◆ **Given exercise**: Go over the listing below line by line and tally those containing "this". Give only the tally.

◆ **Data shown**:
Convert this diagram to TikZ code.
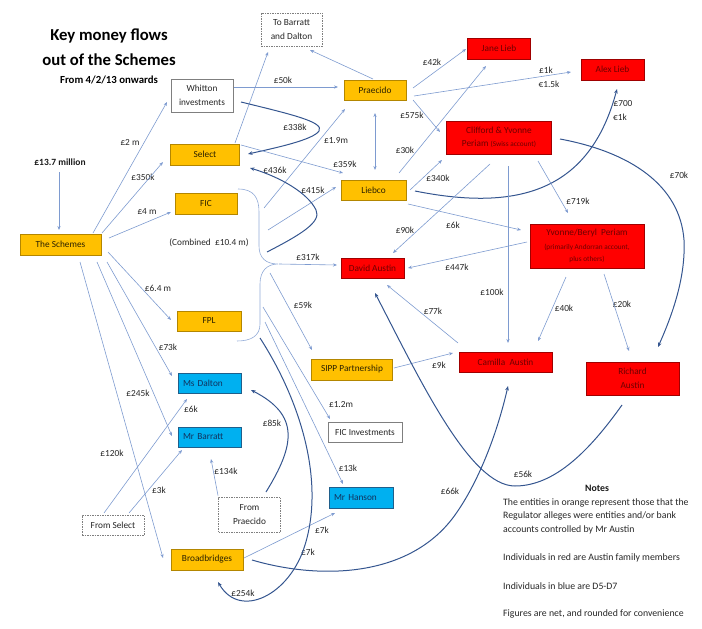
\documentclass[tikz,border=0pt]{standalone}
\usepackage{fontspec}
\setmainfont{Carlito}
\usetikzlibrary{calc,arrows.meta}
\definecolor{ofill}{HTML}{FFC000}
\definecolor{odraw}{HTML}{B38600}
\definecolor{otext}{HTML}{2B2100}
\definecolor{rfill}{HTML}{FF0000}
\definecolor{rdraw}{HTML}{A00000}
\definecolor{rtext}{HTML}{6E0000}
\definecolor{bfill}{HTML}{00B0F0}
\definecolor{bdraw}{HTML}{1F5F8B}
\definecolor{btext}{HTML}{12325E}
\definecolor{lline}{HTML}{7E9BD0}
\definecolor{dline}{HTML}{34558F}
\definecolor{gdraw}{HTML}{7F7F7F}
\begin{document}
\begin{tikzpicture}[x=1pt,y=-1pt,
  box/.style={rectangle, inner sep=0pt, align=center, font=\fontsize{9.3}{13.4}\selectfont, line width=0.6pt},
  obox/.style={box, draw=odraw, fill=ofill, text=otext},
  rbox/.style={box, draw=rdraw, fill=rfill, text=rtext},
  bbox/.style={box, draw=bdraw, fill=bfill, text=btext, align=left, inner xsep=5pt},
  wbox/.style={box, draw=gdraw, fill=white, text=black!85},
  dbox/.style={box, draw=gdraw, dash pattern=on 1.5pt off 1pt, fill=white, text=black!85},
  lbl/.style={font=\fontsize{9.3}{11}\selectfont, inner sep=0pt, text=black!85},
  lblb/.style={font=\fontsize{9.5}{11}\selectfont\bfseries, inner sep=0pt, text=black!90},
  note/.style={font=\fontsize{9.8}{12}\selectfont, inner sep=0pt, text=black!85, anchor=west},
  ln/.style={draw=lline, line width=0.6pt, -{Stealth[length=4pt,width=3.2pt]}},
  dk/.style={draw=dline, line width=1pt, -{Stealth[length=4.5pt,width=3.6pt]}},
]
\useasboundingbox (0,0) rectangle (702,629);
% title
\node[font=\fontsize{16.7}{20}\selectfont\bfseries, inner sep=0pt] (t1) at (109,36) {Key money flows};
\node[font=\fontsize{16.7}{20}\selectfont\bfseries, inner sep=0pt] (t2) at (109,60) {out of the Schemes};
\node[font=\fontsize{10.8}{13}\selectfont\bfseries, inner sep=0pt] (t3) at (109,80) {From 4/2/13 onwards};
% nodes
\node[obox, minimum width=81pt, minimum height=21pt] (schemes) at (60.5,244.5) {The Schemes};
\node[wbox, minimum width=62pt, minimum height=33pt] (whitton) at (202,95.5) {Whitton\\investments};
\node[obox, minimum width=69pt, minimum height=21pt] (select) at (205,154.5) {Select};
\node[obox, minimum width=62pt, minimum height=21pt] (fic) at (206,203.5) {FIC};
\node[obox, minimum width=64pt, minimum height=20pt] (fpl) at (209,321) {FPL};
\node[bbox, text width=53pt, minimum height=20pt] (dalton) at (209.5,383) {Ms Dalton};
\node[bbox, text width=53pt, minimum height=20pt] (barratt) at (209.5,437) {Mr Barratt};
\node[dbox, minimum width=62pt, minimum height=20pt] (fromsel) at (113,525) {From Select};
\node[dbox, minimum width=62pt, minimum height=35pt] (fromprae) at (249.5,514.5) {From\\Praecido};
\node[obox, minimum width=72pt, minimum height=21pt] (broad) at (207,559.5) {Broadbridges};
\node[dbox, minimum width=61pt, minimum height=33pt] (tobd) at (291.5,29.5) {To Barratt\\and Dalton};
\node[obox, minimum width=62pt, minimum height=20pt] (praecido) at (375,90.5) {Praecido};
\node[obox, minimum width=65pt, minimum height=20pt] (liebco) at (373.5,190) {Liebco};
\node[rbox, minimum width=63pt, minimum height=21pt] (jane) at (499,48.5) {Jane Lieb};
\node[rbox, minimum width=63pt, minimum height=21pt] (alex) at (612.5,69.5) {Alex Lieb};
\node[rbox, minimum width=105pt, minimum height=33pt] (clifford) at (499,137.5) {Clifford \& Yvonne\\Periam {\fontsize{7.3}{9}\selectfont(Swiss account)}};
\node[rbox, minimum width=114pt, minimum height=44pt] (yb) at (587,246) {Yvonne/Beryl\ \ Periam\\{\fontsize{7.3}{9}\selectfont(primarily Andorran account,}\\[-1.5pt]{\fontsize{7.3}{9}\selectfont plus others)}};
\node[rbox, minimum width=63pt, minimum height=20pt] (david) at (372.5,268) {David Austin};
\node[obox, minimum width=81pt, minimum height=21pt] (sipp) at (352,369.5) {SIPP Partnership};
\node[rbox, minimum width=93pt, minimum height=20pt] (camilla) at (505.5,362) {Camilla\ \ Austin};
\node[rbox, minimum width=93pt, minimum height=33pt] (richard) at (632.5,378.5) {Richard\\Austin};
\node[wbox, minimum width=74pt, minimum height=20pt] (ficinv) at (365,432.5) {FIC Investments};
\node[bbox, text width=54pt, minimum height=21pt] (hanson) at (361,498) {Mr Hanson};
% bracket
\draw[draw=lline!85, line width=0.6pt] (238,189) .. controls (254,189) and (259,198) .. (259,212) -- (259,246) .. controls (259,258) and (266,264) .. (278,264) .. controls (267,264) and (260,271) .. (260,284) -- (260,324) .. controls (260,336) and (251,341) .. (237,341);
\coordinate (bpt) at (279,264);
\coordinate (b19) at (264,208);
\coordinate (b415) at (268,230);
\coordinate (b436) at (267,252);
\coordinate (b59) at (270,273);
\coordinate (b12) at (263,307);
\coordinate (b13) at (265,322);
\coordinate (b254) at (260,338);
% labels
\node[lblb] (l137) at (60,162) {£13.7 million};
\node[lbl] (l2m) at (130,142) {£2 m};
\node[lbl] (l350) at (143,177) {£350k};
\node[lbl] (l4m) at (147,212) {£4 m};
\node[lbl] (l64) at (158,288) {£6.4 m};
\node[lbl] (l73) at (168,347) {£73k};
\node[lbl] (l245) at (138,393) {£245k};
\node[lbl] (l120) at (112,453) {£120k};
\node[lbl] (l6a) at (191,409) {£6k};
\node[lbl] (l3) at (159,490) {£3k};
\node[lbl] (l134) at (226,471) {£134k};
\node[lbl] (l85) at (272,423) {£85k};
\node[lbl] (l254) at (243,593) {£254k};
\node[lbl] (l7a) at (322,530) {£7k};
\node[lbl] (l7b) at (308,552) {£7k};
\node[lbl] (l12) at (341,405) {£1.2m};
\node[lbl] (l13) at (348,468) {£13k};
\node[lbl] (l66) at (450,491) {£66k};
\node[lbl] (l338) at (295,127) {£338k};
\node[lbl] (l19) at (336,141) {£1.9m};
\node[lbl] (l436) at (275,170) {£436k};
\node[lbl] (l359) at (345,164) {£359k};
\node[lbl] (l415) at (313,190) {£415k};
\node[lbl] (l50) at (283,80) {£50k};
\node[lbl] (l42) at (432,62) {£42k};
\node[lbl] (l575) at (412,115) {£575k};
\node[lbl] (l30) at (405,150) {£30k};
\node[lbl] (l340) at (438,178) {£340k};
\node[lbl] (l1k) at (546,70) {£1k};
\node[lbl] (l15k) at (549,84) {€1.5k};
\node[lbl] (l700) at (623,104) {£700};
\node[lbl] (le1k) at (620,117) {€1k};
\node[lbl] (l90) at (405,230) {£90k};
\node[lbl] (l6b) at (453,225) {£6k};
\node[lbl] (l447) at (457,267) {£447k};
\node[lbl] (l317) at (308,257) {£317k};
\node[lbl] (l59) at (303,305) {£59k};
\node[lbl] (l77) at (433,311) {£77k};
\node[lbl] (l9) at (439,365) {£9k};
\node[lbl] (l100) at (492,292) {£100k};
\node[lbl] (l40) at (564,308) {£40k};
\node[lbl] (l20) at (622,304) {£20k};
\node[lbl] (l719) at (578,201) {£719k};
\node[lbl] (l70) at (679,175) {£70k};
\node[lbl] (l56) at (523,474) {£56k};
\node[lbl] (lcomb) at (209,243) {(Combined\ \ £10.4 m)};
% notes
\node[lblb, font=\fontsize{9.8}{12}\selectfont\bfseries] (notes) at (597,488) {Notes};
\node[note] (n1) at (503,502.5) {The entities in orange represent those that the};
\node[note] (n2) at (503,516) {Regulator alleges\ were entities and/or bank};
\node[note] (n3) at (503,530) {accounts controlled by Mr Austin};
\node[note] (n4) at (503,558) {Individuals in red are Austin family members};
\node[note] (n5) at (503,586) {Individuals in blue are D5-D7};
\node[note] (n6) at (503,614) {Figures are net, and rounded for convenience};
% connectors
\draw[ln] ($(l137)+(-1,10)$) -- ($(schemes)+(-1.5,-14.5)$);
\draw[ln] ($(schemes)+(32.5,-11.5)$) -- ($(whitton)+(-35,6.5)$);
\draw[ln] ($(schemes)+(41.5,-11.5)$) -- ($(select)+(-42,7.5)$);
\draw[ln] ($(schemes)+(48.5,-6.5)$) -- ($(fic)+(-35,8.5)$);
\draw[ln] ($(schemes)+(47.5,7.5)$) -- ($(fpl)+(-38,-1)$);
\draw[ln] ($(schemes)+(46.5,17.5)$) -- ($(dalton)+(-37.5,-7)$);
\draw[ln] ($(schemes)+(36.5,17.5)$) -- ($(barratt)+(-37.5,-1)$);
\draw[ln] ($(schemes)+(19.5,17.5)$) -- ($(broad)+(-44,-1.5)$);
\draw[ln] ($(fromsel)+(-9,-12)$) -- ($(dalton)+(-22.5,16)$);
\draw[ln] ($(fromsel)+(16,-12)$) -- ($(barratt)+(-27.5,13)$);
\draw[ln] ($(fromprae)+(-31.5,-19)$) -- ($(barratt)+(1.5,22)$);
\draw[dk] ($(fromprae)+(16.5,-22.5)$) .. controls (295,445) and (300,415) .. ($(dalton)+(41.5,7)$);
\draw[ln] ($(select)+(30,-11.5)$) -- ($(tobd)+(-23.5,22.5)$);
\draw[ln] ($(praecido)+(-2,-11.5)$) -- ($(tobd)+(18.5,20.5)$);
\draw[ln] ($(whitton)+(32,-8.5)$) -- ($(praecido)+(-37,-3.5)$);
\draw[dk] ($(whitton)+(39,6.5)$) .. controls (290,114) and (325,122) .. (319,131) .. controls (313,140) and (275,148) .. ($(select)+(43,-0.5)$);
\draw[ln] ($(select)+(36,-9.5)$) -- ($(liebco)+(-30.5,-17)$);
\draw[ln, {Stealth[length=4pt,width=3.2pt]}-{Stealth[length=4pt,width=3.2pt]}] ($(praecido)+(0,22.5)$) -- ($(liebco)+(1.5,-20)$);
\draw[ln] ($(praecido)+(38,-2.5)$) -- ($(jane)+(-33,0.5)$);
\draw[ln] ($(praecido)+(39,5.5)$) -- ($(alex)+(-41.5,2.5)$);
\draw[ln] ($(praecido)+(38,9.5)$) -- ($(clifford)+(-59,-5.5)$);
\draw[ln] ($(liebco)+(25.5,-17)$) -- ($(jane)+(-13,17.5)$);
\draw[ln] ($(liebco)+(36.5,0)$) -- ($(clifford)+(-57,22.5)$);
\draw[dk] ($(liebco)+(41.5,1)$) .. controls (520,212) and (590,190) .. ($(alex)+(4.5,19.5)$);
\draw[ln] ($(liebco)+(34.5,14)$) -- ($(yb)+(-66,-16)$);
\draw[ln] ($(clifford)+(-9,26.5)$) -- ($(david)+(20.5,-15)$);
\draw[ln] ($(clifford)+(9,28.5)$) -- ($(camilla)+(2.5,-19)$);
\draw[ln] ($(clifford)+(39,23.5)$) -- ($(yb)+(-19,-33)$);
\draw[dk] ($(clifford)+(61,1.5)$) .. controls (630,152) and (680,185) .. (684,240) .. controls (686,280) and (670,320) .. ($(richard)+(25.5,-31.5)$);
\draw[ln] ($(yb)+(-60,-4)$) -- ($(david)+(35.5,0)$);
\draw[ln] ($(yb)+(-21,31)$) -- ($(camilla)+(32.5,-21)$);
\draw[ln] ($(yb)+(17,28)$) -- ($(richard)+(-3.5,-27.5)$);
\draw[ln] ($(camilla)+(-47.5,-19)$) -- ($(david)+(14.5,17)$);
\draw[ln] ($(sipp)+(42,-1.5)$) -- ($(camilla)+(-52.5,-9)$);
\draw[ln] ($(broad)+(37,-1.5)$) -- ($(hanson)+(-26,15)$);
\draw[dk] ($(broad)+(45,0.5)$) .. controls (320,580) and (410,578) .. (455,515) .. controls (480,480) and (498,430) .. ($(camilla)+(2.5,24)$);
\draw[dk] ($(richard)+(-10.5,26.5)$) .. controls (590,450) and (555,486) .. (515,486) .. controls (470,486) and (420,380) .. ($(david)+(2.5,25)$);
\draw[ln] (bpt) -- ($(david)+(-35.5,-3)$);
\draw[ln] (b59) -- ($(sipp)+(-40,-19.5)$);
\draw[ln] (b12) -- ($(ficinv)+(-35,-13.5)$);
\draw[ln] (b13) -- ($(hanson)+(-18,-14)$);
\draw[dk] (b254) .. controls (300,400) and (325,480) .. (305,545) .. controls (290,595) and (240,620) .. ($(broad)+(11,22.5)$);
\draw[ln] (b19) -- ($(praecido)+(-30,18.5)$);
\draw[ln] (b415) -- ($(liebco)+(-37.5,-3)$);
\draw[dk] (b436) .. controls (300,235) and (322,222) .. (316,210) .. controls (308,193) and (280,177) .. ($(select)+(45,13.5)$);
\end{tikzpicture}
\end{document}
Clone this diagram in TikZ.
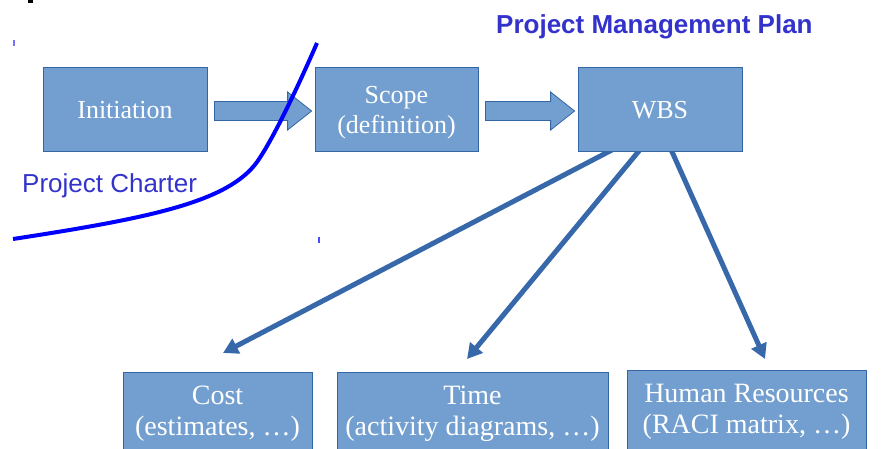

◆ **Output below**: 2